*DATASET EXTRACT*

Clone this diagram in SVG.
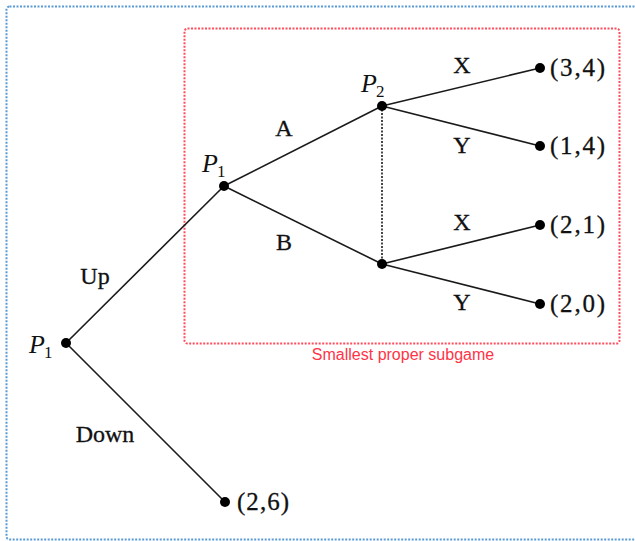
<svg xmlns="http://www.w3.org/2000/svg" width="635" height="541" viewBox="0 0 635 541">
<style>
.edge{stroke:#1a1a1a;stroke-width:1.6;fill:none}
.info{stroke:#1a1a1a;stroke-width:1.6;stroke-dasharray:2 1.5;fill:none}
.dot{fill:#000}
.lab{font-family:"Liberation Serif",serif;font-size:24px;fill:#111;stroke:#111;stroke-width:0.3}
.pay{font-family:"Liberation Serif",serif;font-size:25px;fill:#111;stroke:#111;stroke-width:0.3}
.pl{font-family:"Liberation Serif",serif;font-style:italic;font-size:26px;fill:#111}
.sub{font-family:"Liberation Serif",serif;font-size:17px;fill:#111}
</style>
<rect x="6.5" y="6.5" width="640" height="533" rx="3" fill="none" stroke="#5b9bd5" stroke-width="2" stroke-dasharray="2 1.5"/>
<g id="subgame">
<rect x="184.5" y="28.5" width="435" height="315" rx="3" fill="none" stroke="#ff4d5e" stroke-width="2" stroke-dasharray="2 1.5"/>
<text x="403" y="360" text-anchor="middle" font-family="Liberation Sans,sans-serif" font-size="16" fill="#ff3347">Smallest proper subgame</text>
</g>
<g id="connectors">
<line class="edge" x1="66" y1="343" x2="224" y2="186"/>
<line class="edge" x1="66" y1="343" x2="225" y2="502"/>
<line class="edge" x1="224" y1="186" x2="382" y2="106"/>
<line class="edge" x1="224" y1="186" x2="382" y2="264"/>
<line class="edge" x1="382" y1="106" x2="540" y2="68"/>
<line class="edge" x1="382" y1="106" x2="540" y2="146"/>
<line class="edge" x1="382" y1="264" x2="540" y2="225"/>
<line class="edge" x1="382" y1="264" x2="540" y2="304"/>
<line class="info" x1="382" y1="106" x2="382" y2="264"/>
<text class="lab" x="95" y="284" text-anchor="middle">Up</text>
<text class="lab" x="105" y="442" text-anchor="middle">Down</text>
<text class="lab" x="284" y="136" text-anchor="middle">A</text>
<text class="lab" x="284" y="250" text-anchor="middle">B</text>
<text class="lab" x="462" y="73" text-anchor="middle">X</text>
<text class="lab" x="462" y="153" text-anchor="middle">Y</text>
<text class="lab" x="462" y="230" text-anchor="middle">X</text>
<text class="lab" x="462" y="310" text-anchor="middle">Y</text>
</g>
<g id="root">
<circle class="dot" cx="66" cy="343" r="5"/>
<text class="pl" x="29" y="353">P</text><text class="sub" x="44" y="358">1</text>
</g>
<g id="p1">
<circle class="dot" cx="224" cy="186" r="5"/>
<text class="pl" x="202" y="172">P</text><text class="sub" x="217" y="177">1</text>
</g>
<g id="p2a">
<circle class="dot" cx="382" cy="106" r="5"/>
<text class="pl" x="361" y="92">P</text><text class="sub" x="376" y="97">2</text>
</g>
<g id="p2b">
<circle class="dot" cx="382" cy="264" r="5"/>
</g>
<g id="t34"><circle class="dot" cx="540" cy="68" r="5"/><text class="pay" x="550" y="76" textLength="55">(3,4)</text></g>
<g id="t14"><circle class="dot" cx="540" cy="146" r="5"/><text class="pay" x="550" y="154" textLength="55">(1,4)</text></g>
<g id="t21"><circle class="dot" cx="540" cy="225" r="5"/><text class="pay" x="550" y="233" textLength="55">(2,1)</text></g>
<g id="t20"><circle class="dot" cx="540" cy="304" r="5"/><text class="pay" x="550" y="312" textLength="55">(2,0)</text></g>
<g id="t26"><circle class="dot" cx="225" cy="502" r="5"/><text class="pay" x="237" y="510" textLength="52">(2,6)</text></g>
</svg>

*OBJECTIVE*
Output the lines above in full and exactly as given, omitting any pictures.

*EXERCISE OUTPUT*
Clone this diagram in SVG.
<svg xmlns="http://www.w3.org/2000/svg" width="635" height="541" viewBox="0 0 635 541">
<style>
.edge{stroke:#1a1a1a;stroke-width:1.6;fill:none}
.info{stroke:#1a1a1a;stroke-width:1.6;stroke-dasharray:2 1.5;fill:none}
.dot{fill:#000}
.lab{font-family:"Liberation Serif",serif;font-size:24px;fill:#111;stroke:#111;stroke-width:0.3}
.pay{font-family:"Liberation Serif",serif;font-size:25px;fill:#111;stroke:#111;stroke-width:0.3}
.pl{font-family:"Liberation Serif",serif;font-style:italic;font-size:26px;fill:#111}
.sub{font-family:"Liberation Serif",serif;font-size:17px;fill:#111}
</style>
<rect x="6.5" y="6.5" width="640" height="533" rx="3" fill="none" stroke="#5b9bd5" stroke-width="2" stroke-dasharray="2 1.5"/>
<g id="subgame">
<rect x="184.5" y="28.5" width="435" height="315" rx="3" fill="none" stroke="#ff4d5e" stroke-width="2" stroke-dasharray="2 1.5"/>
<text x="403" y="360" text-anchor="middle" font-family="Liberation Sans,sans-serif" font-size="16" fill="#ff3347">Smallest proper subgame</text>
</g>
<g id="connectors">
<line class="edge" x1="66" y1="343" x2="224" y2="186"/>
<line class="edge" x1="66" y1="343" x2="225" y2="502"/>
<line class="edge" x1="224" y1="186" x2="382" y2="106"/>
<line class="edge" x1="224" y1="186" x2="382" y2="264"/>
<line class="edge" x1="382" y1="106" x2="540" y2="68"/>
<line class="edge" x1="382" y1="106" x2="540" y2="146"/>
<line class="edge" x1="382" y1="264" x2="540" y2="225"/>
<line class="edge" x1="382" y1="264" x2="540" y2="304"/>
<line class="info" x1="382" y1="106" x2="382" y2="264"/>
<text class="lab" x="95" y="284" text-anchor="middle">Up</text>
<text class="lab" x="105" y="442" text-anchor="middle">Down</text>
<text class="lab" x="284" y="136" text-anchor="middle">A</text>
<text class="lab" x="284" y="250" text-anchor="middle">B</text>
<text class="lab" x="462" y="73" text-anchor="middle">X</text>
<text class="lab" x="462" y="153" text-anchor="middle">Y</text>
<text class="lab" x="462" y="230" text-anchor="middle">X</text>
<text class="lab" x="462" y="310" text-anchor="middle">Y</text>
</g>
<g id="root">
<circle class="dot" cx="66" cy="343" r="5"/>
<text class="pl" x="29" y="353">P</text><text class="sub" x="44" y="358">1</text>
</g>
<g id="p1">
<circle class="dot" cx="224" cy="186" r="5"/>
<text class="pl" x="202" y="172">P</text><text class="sub" x="217" y="177">1</text>
</g>
<g id="p2a">
<circle class="dot" cx="382" cy="106" r="5"/>
<text class="pl" x="361" y="92">P</text><text class="sub" x="376" y="97">2</text>
</g>
<g id="p2b">
<circle class="dot" cx="382" cy="264" r="5"/>
</g>
<g id="t34"><circle class="dot" cx="540" cy="68" r="5"/><text class="pay" x="550" y="76" textLength="55">(3,4)</text></g>
<g id="t14"><circle class="dot" cx="540" cy="146" r="5"/><text class="pay" x="550" y="154" textLength="55">(1,4)</text></g>
<g id="t21"><circle class="dot" cx="540" cy="225" r="5"/><text class="pay" x="550" y="233" textLength="55">(2,1)</text></g>
<g id="t20"><circle class="dot" cx="540" cy="304" r="5"/><text class="pay" x="550" y="312" textLength="55">(2,0)</text></g>
<g id="t26"><circle class="dot" cx="225" cy="502" r="5"/><text class="pay" x="237" y="510" textLength="52">(2,6)</text></g>
</svg>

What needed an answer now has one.